One way to tackle this emerging issue is to instead use AI as a tool to detect whether content is genuine. After all, if the AI is powerful enough to fool our senses with generated content, then perhaps it’s also more powerful than our ability to detect fake content. The challenging field of fake content detection is a very active area of research, including here at Resemble. However, we still have more work to do, as the cat-and-mouse game between generation and detection continues.

Despite the challenges posed by unverified users and data, practitioners can still take action. For instance, at Resemble, we require users to provide a recording of a consent clip in the voice they are attempting to clone. If the voice in this clip does not match the other clips, the user is blocked from creating the AI voice. If they manage to use deep-faking to manipulate the consent clip, they must already have access to deep-faking tools.

In our opinion, this was a start but no longer is enough to combat the problem. Therefore, we have developed an additional layer of security that uses machine learning models to both embed packets of data into the speech content that we generate, and recover said data at a later point. The data is embedded in an imperceptible and difficult-to-detect way, acting as an “invisible watermark.” Because the data is imperceptible, while being tightly coupled to the speech information, it is both difficult to remove, and provides a way to verify if a given clip was generated by Resemble. Importantly, this “watermarking” technique is also tolerant of various audio manipulations like speeding up, slowing down, converting to compressed formats like MP3, etc.

What Is A Watermarker?
A watermarker is a tool that adds a digital watermark to an audio clip. This watermark can be used to identify the source of the clip or to prove that the clip has not been tampered with. The PerTh Watermarker from Resemble AI is a deep neural network watermarker that embeds data in an imperceptible and difficult-to-detect way.

How Does The PerTh Watermarker Work?
Our model is called PerTh, which is a combination of Perceptual and Threshold. It was designed around the concept of exploiting the way we perceive audio to find sounds that are inaudible, and then encoding data into these regions. Further care is taken to ensure we can extract the embedded data from any part of the audio (aside from silence), and that the data is encoded into frequencies most common for speech. This ensures our data payload is difficult to corrupt with common audio manipulations.

We use Psychoacoustics (the study of human sound perception) to find the best way to encode the data. One psychoacoustic phenomenon is that we have varying sensitivity to different frequencies — this means we can embed more information into frequencies we are less sensitive to. Another, more interesting effect called “auditory masking” also exists, in which quiet sounds nearby in frequency and time to a louder sound are not perceived. As a result, the masking sound (the louder sound) produces a “blanket” in amplitude-frequency-time space that drowns out other sounds beneath it. Below is an example in the frequency-amplitude space:

frequency-amplitude space demonstrating "auditory masking"

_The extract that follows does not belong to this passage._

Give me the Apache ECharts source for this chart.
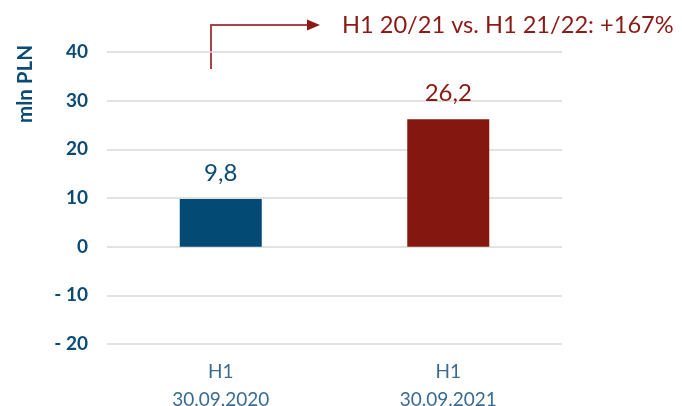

This effect is complicated and is dependant on the frequency of the masker sound, as depicted by the following figure:

frequency of the masker sound

Here are two synthetic audio files from the same speaker generated by the Resemble engine. One file has the watermark applied, while the other does not.

In addition to exploiting psychoacoustics, we apply various regularization methods to the model training procedure to resist certain types of attacks. For example, adding audible noise, applying time-stretching, time-shifting, and so on to the watermarked audio before decoding the embedded data. Using these ideas we can obtain nearly 100% data recovery rate even after applying various “attacks” such as resampling, re-encoding, etc. The following figure shows the results of a typical attack suite against this method:

Summary of attacks on our neural watermarker

Benefits of the PerTh Watermarker
The PerTh Watermarker provides a reliable and secure way to deploy neural speech in the wild. It allows users to identify the source of an audio clip and to verify if a clip has been tampered with. The watermark is tightly coupled to the speech information, making it both difficult to remove and a reliable way to detect Resemble generated audio.

What it Means for Resemble’s Customers
The PerTh Watermarker will soon rollout to all customers. It has no effect on how thousands of Resemble customers are using AI voices in their respective applications, but it will be an added layer of protection that ensures only Resemble generated audio is used, and that any manipulation of the audio will be easily detectable. The watermark is also completely transparent to the user, as it is embedded in an imperceptible and difficult-to-detect way. This means that the audio generated by Resemble will remain of the highest quality.

Just as Photoshop and After Effects changed our relationship with digital content, generative AI is charging quickly ahead to the same effect. Our goal is to ensure care is taken that the field is not blindly charging ahead. Thinking harder about tracking and detection in the tools we provide may not just be an integral part of that effort, but perhaps a legally required one in a not-too-distant future.